* STATED EXERCISE *
Among the entries below, copy only the span from the line containing "Give me the Chart.js source for this chart." through the line containing "const seriesColors = ['#4F81BD', '#FF0000'];". Do so exactly, and skip the pictures.

* SUPPLIED DATA *
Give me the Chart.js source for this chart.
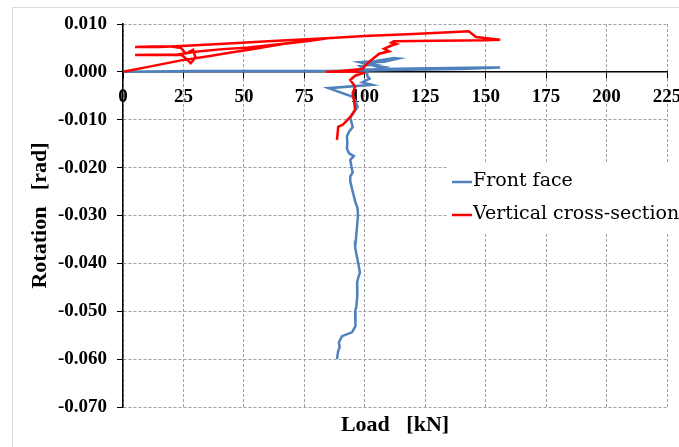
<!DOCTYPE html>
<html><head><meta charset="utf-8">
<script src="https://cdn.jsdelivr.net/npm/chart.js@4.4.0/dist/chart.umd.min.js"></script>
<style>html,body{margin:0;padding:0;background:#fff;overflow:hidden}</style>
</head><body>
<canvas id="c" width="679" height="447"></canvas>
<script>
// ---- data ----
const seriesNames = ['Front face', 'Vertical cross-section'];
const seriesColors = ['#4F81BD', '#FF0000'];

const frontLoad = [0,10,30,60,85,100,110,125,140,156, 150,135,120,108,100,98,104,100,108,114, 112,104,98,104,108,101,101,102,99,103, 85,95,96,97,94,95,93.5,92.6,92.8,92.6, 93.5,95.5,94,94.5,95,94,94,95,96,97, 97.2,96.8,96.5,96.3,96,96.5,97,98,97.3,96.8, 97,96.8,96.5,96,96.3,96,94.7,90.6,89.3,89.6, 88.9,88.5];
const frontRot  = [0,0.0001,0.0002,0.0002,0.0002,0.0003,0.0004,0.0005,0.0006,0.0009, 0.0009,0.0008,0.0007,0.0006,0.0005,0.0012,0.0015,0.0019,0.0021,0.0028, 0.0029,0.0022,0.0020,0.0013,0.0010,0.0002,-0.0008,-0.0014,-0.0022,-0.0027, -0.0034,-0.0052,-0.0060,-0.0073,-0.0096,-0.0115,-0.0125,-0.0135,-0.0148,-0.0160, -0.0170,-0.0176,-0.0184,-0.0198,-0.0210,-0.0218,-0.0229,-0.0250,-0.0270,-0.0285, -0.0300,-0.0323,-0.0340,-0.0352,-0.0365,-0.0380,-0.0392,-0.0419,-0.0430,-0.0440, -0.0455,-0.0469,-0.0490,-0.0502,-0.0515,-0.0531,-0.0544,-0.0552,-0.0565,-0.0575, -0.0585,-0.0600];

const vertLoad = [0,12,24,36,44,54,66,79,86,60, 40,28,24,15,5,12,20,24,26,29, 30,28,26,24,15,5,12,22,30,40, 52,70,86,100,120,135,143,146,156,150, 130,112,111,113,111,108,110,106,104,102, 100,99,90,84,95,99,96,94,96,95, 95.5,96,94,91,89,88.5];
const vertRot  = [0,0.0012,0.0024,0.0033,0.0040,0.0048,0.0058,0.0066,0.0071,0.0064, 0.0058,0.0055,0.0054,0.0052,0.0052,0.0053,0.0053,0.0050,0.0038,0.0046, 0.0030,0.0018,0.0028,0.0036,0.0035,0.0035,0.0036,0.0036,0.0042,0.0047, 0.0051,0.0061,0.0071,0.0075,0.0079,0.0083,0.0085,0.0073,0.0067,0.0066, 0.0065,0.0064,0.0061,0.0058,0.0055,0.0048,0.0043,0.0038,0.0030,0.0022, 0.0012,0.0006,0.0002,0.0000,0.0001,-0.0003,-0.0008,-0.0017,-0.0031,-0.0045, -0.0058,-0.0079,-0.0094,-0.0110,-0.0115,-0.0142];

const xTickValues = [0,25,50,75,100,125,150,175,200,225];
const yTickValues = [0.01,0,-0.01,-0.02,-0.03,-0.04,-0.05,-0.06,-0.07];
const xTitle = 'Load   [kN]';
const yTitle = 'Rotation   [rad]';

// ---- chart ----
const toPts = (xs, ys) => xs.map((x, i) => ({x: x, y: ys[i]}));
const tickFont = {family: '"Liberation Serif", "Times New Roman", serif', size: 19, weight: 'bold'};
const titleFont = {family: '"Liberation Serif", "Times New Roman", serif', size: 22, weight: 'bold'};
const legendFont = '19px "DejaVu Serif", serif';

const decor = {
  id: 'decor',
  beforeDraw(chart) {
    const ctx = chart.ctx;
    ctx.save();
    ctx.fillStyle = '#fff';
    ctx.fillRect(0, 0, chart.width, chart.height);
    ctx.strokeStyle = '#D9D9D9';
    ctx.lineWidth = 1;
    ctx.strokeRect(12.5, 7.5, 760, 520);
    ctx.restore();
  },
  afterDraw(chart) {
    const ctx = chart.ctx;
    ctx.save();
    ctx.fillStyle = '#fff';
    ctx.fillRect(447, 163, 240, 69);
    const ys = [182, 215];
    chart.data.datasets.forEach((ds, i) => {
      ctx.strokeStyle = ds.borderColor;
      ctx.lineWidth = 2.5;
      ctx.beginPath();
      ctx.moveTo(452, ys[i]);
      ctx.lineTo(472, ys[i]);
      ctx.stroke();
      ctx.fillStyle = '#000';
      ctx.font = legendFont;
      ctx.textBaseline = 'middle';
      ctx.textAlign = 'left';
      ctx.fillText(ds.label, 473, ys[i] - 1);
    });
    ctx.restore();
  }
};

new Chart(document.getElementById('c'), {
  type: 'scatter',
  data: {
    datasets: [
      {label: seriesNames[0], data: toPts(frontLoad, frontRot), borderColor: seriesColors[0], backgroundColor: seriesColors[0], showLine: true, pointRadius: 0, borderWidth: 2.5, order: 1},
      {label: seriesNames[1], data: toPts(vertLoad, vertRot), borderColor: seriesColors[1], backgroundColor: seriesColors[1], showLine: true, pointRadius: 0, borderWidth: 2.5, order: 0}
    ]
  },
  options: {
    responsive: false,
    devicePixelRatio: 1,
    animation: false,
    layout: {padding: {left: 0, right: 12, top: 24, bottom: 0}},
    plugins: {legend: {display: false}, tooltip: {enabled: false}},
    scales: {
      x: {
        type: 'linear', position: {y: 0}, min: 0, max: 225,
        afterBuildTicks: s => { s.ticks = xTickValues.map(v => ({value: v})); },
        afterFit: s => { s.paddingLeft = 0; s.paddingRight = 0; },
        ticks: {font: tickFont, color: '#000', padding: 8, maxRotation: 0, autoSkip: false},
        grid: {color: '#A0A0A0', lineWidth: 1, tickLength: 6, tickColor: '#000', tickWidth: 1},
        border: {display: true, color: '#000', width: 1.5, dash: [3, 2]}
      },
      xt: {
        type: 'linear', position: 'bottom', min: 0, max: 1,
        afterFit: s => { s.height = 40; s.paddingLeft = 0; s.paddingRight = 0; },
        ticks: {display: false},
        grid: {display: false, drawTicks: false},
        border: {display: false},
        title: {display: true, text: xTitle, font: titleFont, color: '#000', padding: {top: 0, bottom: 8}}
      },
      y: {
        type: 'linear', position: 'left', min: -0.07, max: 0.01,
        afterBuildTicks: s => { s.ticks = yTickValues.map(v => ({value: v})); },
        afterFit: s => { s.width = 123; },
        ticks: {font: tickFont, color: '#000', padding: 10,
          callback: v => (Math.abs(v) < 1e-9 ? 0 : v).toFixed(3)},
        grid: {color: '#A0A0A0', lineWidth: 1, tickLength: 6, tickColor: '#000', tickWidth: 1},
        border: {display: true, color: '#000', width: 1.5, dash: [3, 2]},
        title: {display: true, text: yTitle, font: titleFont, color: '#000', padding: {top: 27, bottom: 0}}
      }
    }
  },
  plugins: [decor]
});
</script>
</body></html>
* * *
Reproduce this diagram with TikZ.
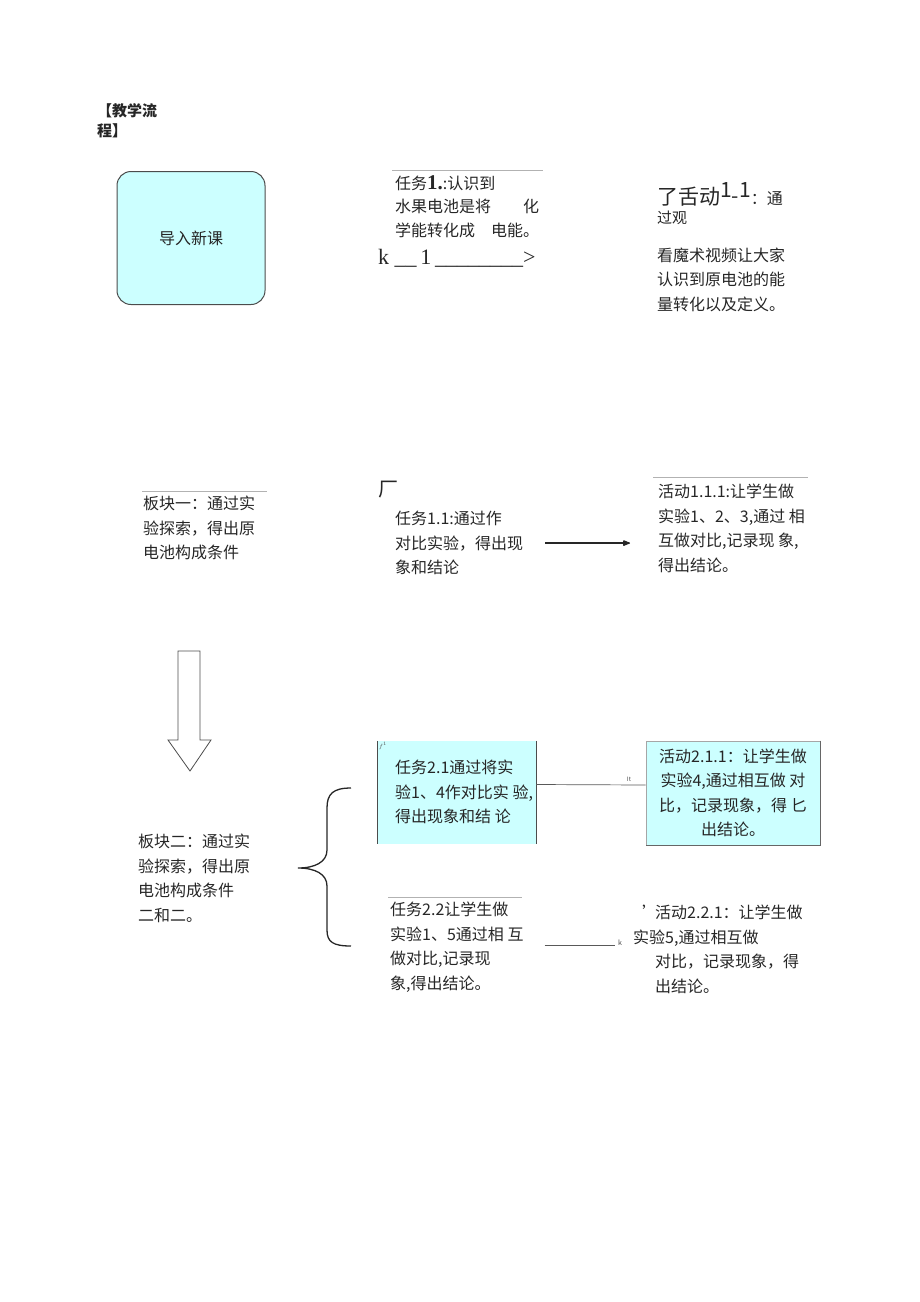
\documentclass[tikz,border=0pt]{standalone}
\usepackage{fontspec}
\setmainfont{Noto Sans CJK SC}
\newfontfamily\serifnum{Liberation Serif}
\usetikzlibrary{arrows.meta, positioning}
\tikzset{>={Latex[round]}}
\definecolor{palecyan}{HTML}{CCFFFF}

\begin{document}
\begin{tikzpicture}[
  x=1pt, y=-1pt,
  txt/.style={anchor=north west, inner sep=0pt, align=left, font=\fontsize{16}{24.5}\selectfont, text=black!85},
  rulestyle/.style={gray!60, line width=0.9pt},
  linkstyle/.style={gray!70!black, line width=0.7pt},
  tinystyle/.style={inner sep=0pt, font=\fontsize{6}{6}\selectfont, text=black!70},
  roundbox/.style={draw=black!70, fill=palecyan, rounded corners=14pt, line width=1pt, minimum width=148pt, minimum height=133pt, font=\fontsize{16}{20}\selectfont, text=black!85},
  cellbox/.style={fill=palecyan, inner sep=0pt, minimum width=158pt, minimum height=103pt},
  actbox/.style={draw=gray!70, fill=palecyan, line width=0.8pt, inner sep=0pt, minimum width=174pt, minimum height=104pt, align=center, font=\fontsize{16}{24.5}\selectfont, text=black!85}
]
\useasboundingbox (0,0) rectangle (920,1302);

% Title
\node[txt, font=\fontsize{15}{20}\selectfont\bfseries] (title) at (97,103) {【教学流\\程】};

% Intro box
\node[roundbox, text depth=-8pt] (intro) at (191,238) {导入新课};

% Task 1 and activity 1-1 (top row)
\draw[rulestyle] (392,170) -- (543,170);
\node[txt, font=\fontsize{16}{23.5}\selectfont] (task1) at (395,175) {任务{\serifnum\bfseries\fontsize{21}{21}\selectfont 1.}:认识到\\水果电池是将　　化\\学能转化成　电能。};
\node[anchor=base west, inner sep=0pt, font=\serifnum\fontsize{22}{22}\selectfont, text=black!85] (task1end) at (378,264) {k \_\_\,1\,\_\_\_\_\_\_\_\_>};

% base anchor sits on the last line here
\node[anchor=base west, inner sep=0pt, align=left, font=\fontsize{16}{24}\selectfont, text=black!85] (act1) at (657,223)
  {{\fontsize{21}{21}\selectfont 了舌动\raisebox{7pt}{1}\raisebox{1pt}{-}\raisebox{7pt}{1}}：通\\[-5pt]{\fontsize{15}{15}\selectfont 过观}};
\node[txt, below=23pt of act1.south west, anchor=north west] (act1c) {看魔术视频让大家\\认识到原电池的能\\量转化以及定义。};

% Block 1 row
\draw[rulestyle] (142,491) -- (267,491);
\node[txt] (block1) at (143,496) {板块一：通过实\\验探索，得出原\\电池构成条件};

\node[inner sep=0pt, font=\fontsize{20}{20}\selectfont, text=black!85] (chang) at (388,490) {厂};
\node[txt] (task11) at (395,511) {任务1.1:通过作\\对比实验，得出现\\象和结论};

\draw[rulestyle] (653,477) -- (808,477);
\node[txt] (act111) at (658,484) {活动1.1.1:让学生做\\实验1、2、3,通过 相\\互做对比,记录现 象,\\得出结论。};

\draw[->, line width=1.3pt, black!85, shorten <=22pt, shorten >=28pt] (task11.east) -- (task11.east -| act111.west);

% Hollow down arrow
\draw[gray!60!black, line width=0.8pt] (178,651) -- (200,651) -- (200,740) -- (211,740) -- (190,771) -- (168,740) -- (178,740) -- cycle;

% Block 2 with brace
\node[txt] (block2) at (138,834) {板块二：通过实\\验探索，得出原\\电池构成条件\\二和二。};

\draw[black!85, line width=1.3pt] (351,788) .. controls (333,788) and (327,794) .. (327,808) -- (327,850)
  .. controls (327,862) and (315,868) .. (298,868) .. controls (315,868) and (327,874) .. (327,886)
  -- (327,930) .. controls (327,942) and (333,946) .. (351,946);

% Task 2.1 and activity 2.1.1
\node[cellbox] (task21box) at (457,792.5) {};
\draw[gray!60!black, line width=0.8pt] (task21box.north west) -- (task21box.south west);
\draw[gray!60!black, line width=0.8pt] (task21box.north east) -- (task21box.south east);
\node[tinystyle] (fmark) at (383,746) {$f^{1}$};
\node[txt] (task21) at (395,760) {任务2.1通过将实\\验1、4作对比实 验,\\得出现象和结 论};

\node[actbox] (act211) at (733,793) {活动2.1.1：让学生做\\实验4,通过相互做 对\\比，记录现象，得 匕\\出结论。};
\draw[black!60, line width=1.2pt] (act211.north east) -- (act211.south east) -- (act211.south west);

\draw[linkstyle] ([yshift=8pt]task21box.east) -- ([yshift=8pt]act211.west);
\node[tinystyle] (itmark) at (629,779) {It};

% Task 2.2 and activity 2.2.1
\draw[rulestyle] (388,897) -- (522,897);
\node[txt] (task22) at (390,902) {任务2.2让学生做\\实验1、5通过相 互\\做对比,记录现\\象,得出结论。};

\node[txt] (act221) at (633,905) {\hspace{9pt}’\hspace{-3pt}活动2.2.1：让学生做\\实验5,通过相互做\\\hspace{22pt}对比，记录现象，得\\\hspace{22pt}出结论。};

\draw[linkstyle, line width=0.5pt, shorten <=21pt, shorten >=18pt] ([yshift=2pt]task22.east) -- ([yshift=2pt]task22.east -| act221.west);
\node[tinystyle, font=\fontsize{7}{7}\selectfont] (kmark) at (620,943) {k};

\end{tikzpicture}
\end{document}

* RESPONSE *
Give me the Chart.js source for this chart.
<!DOCTYPE html>
<html><head><meta charset="utf-8">
<script src="https://cdn.jsdelivr.net/npm/chart.js@4.4.0/dist/chart.umd.min.js"></script>
<style>html,body{margin:0;padding:0;background:#fff;overflow:hidden}</style>
</head><body>
<canvas id="c" width="679" height="447"></canvas>
<script>
// ---- data ----
const seriesNames = ['Front face', 'Vertical cross-section'];
const seriesColors = ['#4F81BD', '#FF0000'];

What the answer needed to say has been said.